Exercise brief:
Output the line that holds "Rebuild this diagram", the line that holds "(title) at (10,20)", and every line between them, exactly, but none of the pictures.
# START OF Entries shown
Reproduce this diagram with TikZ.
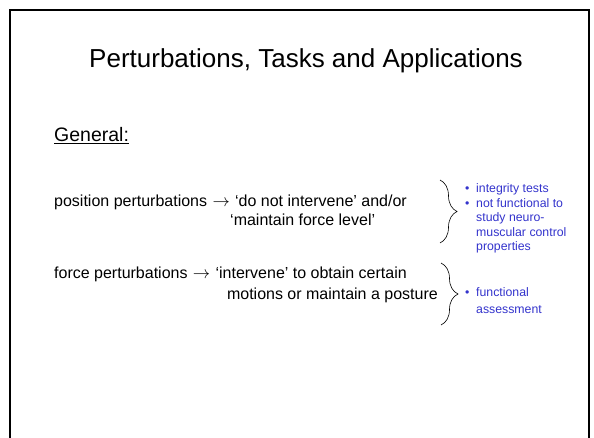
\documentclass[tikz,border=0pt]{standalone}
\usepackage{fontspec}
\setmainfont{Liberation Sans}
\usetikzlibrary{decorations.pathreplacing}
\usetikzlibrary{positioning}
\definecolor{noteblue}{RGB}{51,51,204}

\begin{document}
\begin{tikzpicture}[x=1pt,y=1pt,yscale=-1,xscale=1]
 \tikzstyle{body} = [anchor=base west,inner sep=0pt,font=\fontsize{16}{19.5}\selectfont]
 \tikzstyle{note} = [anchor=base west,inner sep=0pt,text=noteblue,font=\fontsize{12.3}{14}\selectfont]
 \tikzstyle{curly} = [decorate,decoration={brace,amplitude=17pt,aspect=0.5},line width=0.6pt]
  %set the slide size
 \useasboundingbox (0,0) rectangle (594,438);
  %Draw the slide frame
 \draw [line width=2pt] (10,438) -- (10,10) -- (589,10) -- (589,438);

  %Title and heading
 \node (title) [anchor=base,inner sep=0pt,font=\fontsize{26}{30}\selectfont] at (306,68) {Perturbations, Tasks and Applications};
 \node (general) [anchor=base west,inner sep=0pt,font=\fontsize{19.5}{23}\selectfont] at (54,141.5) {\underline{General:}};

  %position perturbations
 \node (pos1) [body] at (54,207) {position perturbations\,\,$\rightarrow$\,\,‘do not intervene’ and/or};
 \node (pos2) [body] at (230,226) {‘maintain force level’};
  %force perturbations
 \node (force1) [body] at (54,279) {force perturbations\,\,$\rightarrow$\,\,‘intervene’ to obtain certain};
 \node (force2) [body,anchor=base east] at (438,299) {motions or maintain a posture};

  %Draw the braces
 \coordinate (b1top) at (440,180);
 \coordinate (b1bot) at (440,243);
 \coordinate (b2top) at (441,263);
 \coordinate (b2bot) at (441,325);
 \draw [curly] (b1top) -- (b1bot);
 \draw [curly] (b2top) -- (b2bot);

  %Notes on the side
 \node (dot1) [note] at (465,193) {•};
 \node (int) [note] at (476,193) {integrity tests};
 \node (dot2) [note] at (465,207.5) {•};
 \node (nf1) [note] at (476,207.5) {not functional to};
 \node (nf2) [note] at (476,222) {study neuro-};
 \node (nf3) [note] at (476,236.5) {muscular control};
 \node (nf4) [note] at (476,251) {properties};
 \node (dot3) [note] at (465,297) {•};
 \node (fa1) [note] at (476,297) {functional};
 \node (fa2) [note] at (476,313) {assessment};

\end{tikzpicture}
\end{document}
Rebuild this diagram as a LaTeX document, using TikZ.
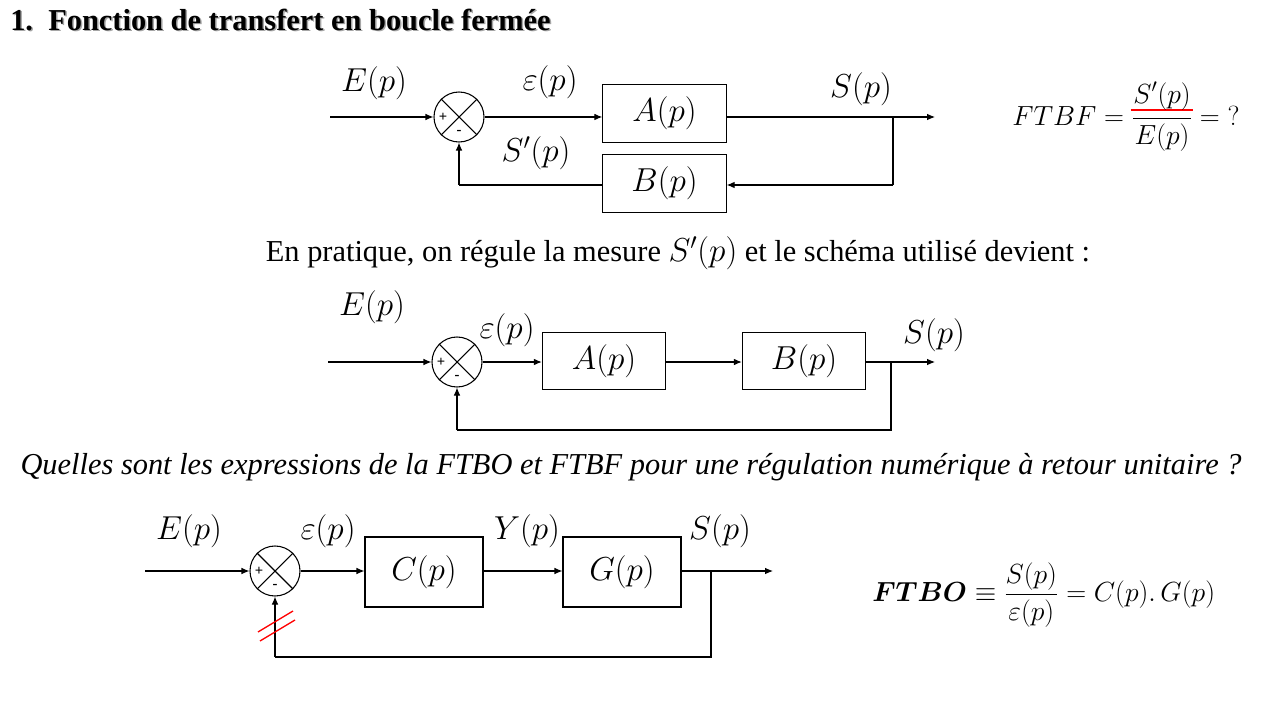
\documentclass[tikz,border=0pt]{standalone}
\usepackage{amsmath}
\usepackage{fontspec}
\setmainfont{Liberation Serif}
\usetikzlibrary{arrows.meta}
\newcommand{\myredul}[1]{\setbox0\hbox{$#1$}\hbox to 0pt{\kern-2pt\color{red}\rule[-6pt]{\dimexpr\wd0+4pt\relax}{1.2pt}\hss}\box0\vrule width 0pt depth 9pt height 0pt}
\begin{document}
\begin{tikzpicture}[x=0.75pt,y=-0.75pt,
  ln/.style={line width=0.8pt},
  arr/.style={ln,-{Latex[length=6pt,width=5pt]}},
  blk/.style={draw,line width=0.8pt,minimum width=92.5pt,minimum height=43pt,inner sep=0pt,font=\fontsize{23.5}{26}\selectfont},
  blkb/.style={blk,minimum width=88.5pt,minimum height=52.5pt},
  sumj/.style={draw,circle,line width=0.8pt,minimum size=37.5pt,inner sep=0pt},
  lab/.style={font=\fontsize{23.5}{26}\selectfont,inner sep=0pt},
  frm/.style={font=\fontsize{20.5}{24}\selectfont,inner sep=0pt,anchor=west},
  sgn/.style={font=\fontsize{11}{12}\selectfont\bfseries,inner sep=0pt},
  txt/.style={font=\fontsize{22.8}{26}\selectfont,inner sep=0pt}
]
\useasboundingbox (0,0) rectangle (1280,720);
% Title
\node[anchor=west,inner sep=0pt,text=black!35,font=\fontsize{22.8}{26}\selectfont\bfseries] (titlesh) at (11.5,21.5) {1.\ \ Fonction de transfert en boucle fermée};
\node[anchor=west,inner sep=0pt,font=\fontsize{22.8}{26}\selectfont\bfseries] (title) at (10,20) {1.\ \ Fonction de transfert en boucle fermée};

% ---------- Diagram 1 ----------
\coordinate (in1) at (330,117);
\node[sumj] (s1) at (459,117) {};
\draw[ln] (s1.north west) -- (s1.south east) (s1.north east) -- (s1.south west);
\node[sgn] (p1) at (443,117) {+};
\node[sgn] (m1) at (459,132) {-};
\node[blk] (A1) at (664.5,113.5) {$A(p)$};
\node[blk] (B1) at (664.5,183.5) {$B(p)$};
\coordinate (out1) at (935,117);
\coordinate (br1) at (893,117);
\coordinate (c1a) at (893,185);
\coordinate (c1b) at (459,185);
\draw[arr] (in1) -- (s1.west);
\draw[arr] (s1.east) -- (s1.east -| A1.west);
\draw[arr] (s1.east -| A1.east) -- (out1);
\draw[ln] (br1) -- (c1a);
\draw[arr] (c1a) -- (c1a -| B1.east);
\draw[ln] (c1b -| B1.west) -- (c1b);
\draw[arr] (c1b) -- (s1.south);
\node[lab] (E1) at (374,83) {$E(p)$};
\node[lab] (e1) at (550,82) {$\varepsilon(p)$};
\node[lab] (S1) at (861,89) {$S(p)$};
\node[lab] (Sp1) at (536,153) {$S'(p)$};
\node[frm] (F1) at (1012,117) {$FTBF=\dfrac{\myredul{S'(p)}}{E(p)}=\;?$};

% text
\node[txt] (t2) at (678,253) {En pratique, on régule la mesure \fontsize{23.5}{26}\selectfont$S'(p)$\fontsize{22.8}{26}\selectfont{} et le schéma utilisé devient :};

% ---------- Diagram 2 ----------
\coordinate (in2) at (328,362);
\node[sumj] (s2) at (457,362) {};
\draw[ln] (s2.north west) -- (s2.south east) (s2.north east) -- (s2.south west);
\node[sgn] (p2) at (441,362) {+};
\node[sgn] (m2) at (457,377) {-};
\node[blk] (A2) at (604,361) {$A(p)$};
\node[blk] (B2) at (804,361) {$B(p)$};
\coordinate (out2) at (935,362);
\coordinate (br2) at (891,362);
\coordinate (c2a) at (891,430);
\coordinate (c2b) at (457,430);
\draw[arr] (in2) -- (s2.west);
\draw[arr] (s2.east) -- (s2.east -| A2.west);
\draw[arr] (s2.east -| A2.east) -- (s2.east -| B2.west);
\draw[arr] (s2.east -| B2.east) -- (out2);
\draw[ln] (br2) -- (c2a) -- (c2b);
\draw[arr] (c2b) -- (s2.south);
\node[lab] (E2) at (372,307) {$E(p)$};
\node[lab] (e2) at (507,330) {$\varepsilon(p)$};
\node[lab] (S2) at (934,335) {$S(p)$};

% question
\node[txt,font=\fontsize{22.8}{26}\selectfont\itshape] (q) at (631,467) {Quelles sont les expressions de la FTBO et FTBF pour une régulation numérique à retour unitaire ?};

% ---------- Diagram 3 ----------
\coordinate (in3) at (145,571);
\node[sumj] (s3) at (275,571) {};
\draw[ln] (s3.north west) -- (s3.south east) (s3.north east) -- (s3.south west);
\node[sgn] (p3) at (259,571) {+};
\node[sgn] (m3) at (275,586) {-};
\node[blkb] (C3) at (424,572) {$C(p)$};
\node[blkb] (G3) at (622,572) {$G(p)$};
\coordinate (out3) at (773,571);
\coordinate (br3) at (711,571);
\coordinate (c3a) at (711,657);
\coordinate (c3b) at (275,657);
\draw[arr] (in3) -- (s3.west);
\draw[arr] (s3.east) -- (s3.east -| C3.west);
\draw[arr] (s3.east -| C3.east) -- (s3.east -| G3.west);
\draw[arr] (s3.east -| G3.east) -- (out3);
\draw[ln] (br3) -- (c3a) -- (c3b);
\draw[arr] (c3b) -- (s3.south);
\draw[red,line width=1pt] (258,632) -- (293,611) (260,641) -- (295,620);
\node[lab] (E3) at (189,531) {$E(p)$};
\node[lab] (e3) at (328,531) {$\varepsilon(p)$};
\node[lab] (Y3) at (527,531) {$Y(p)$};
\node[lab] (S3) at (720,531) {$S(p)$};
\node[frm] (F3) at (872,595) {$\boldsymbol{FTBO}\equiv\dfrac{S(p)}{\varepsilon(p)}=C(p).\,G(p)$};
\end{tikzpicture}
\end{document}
# END OF Entries shown
Exercise result:
Rebuild this diagram as a LaTeX document, using TikZ.
\documentclass[tikz,border=0pt]{standalone}
\usepackage{amsmath}
\usepackage{fontspec}
\setmainfont{Liberation Serif}
\usetikzlibrary{arrows.meta}
\newcommand{\myredul}[1]{\setbox0\hbox{$#1$}\hbox to 0pt{\kern-2pt\color{red}\rule[-6pt]{\dimexpr\wd0+4pt\relax}{1.2pt}\hss}\box0\vrule width 0pt depth 9pt height 0pt}
\begin{document}
\begin{tikzpicture}[x=0.75pt,y=-0.75pt,
  ln/.style={line width=0.8pt},
  arr/.style={ln,-{Latex[length=6pt,width=5pt]}},
  blk/.style={draw,line width=0.8pt,minimum width=92.5pt,minimum height=43pt,inner sep=0pt,font=\fontsize{23.5}{26}\selectfont},
  blkb/.style={blk,minimum width=88.5pt,minimum height=52.5pt},
  sumj/.style={draw,circle,line width=0.8pt,minimum size=37.5pt,inner sep=0pt},
  lab/.style={font=\fontsize{23.5}{26}\selectfont,inner sep=0pt},
  frm/.style={font=\fontsize{20.5}{24}\selectfont,inner sep=0pt,anchor=west},
  sgn/.style={font=\fontsize{11}{12}\selectfont\bfseries,inner sep=0pt},
  txt/.style={font=\fontsize{22.8}{26}\selectfont,inner sep=0pt}
]
\useasboundingbox (0,0) rectangle (1280,720);
% Title
\node[anchor=west,inner sep=0pt,text=black!35,font=\fontsize{22.8}{26}\selectfont\bfseries] (titlesh) at (11.5,21.5) {1.\ \ Fonction de transfert en boucle fermée};
\node[anchor=west,inner sep=0pt,font=\fontsize{22.8}{26}\selectfont\bfseries] (title) at (10,20) {1.\ \ Fonction de transfert en boucle fermée};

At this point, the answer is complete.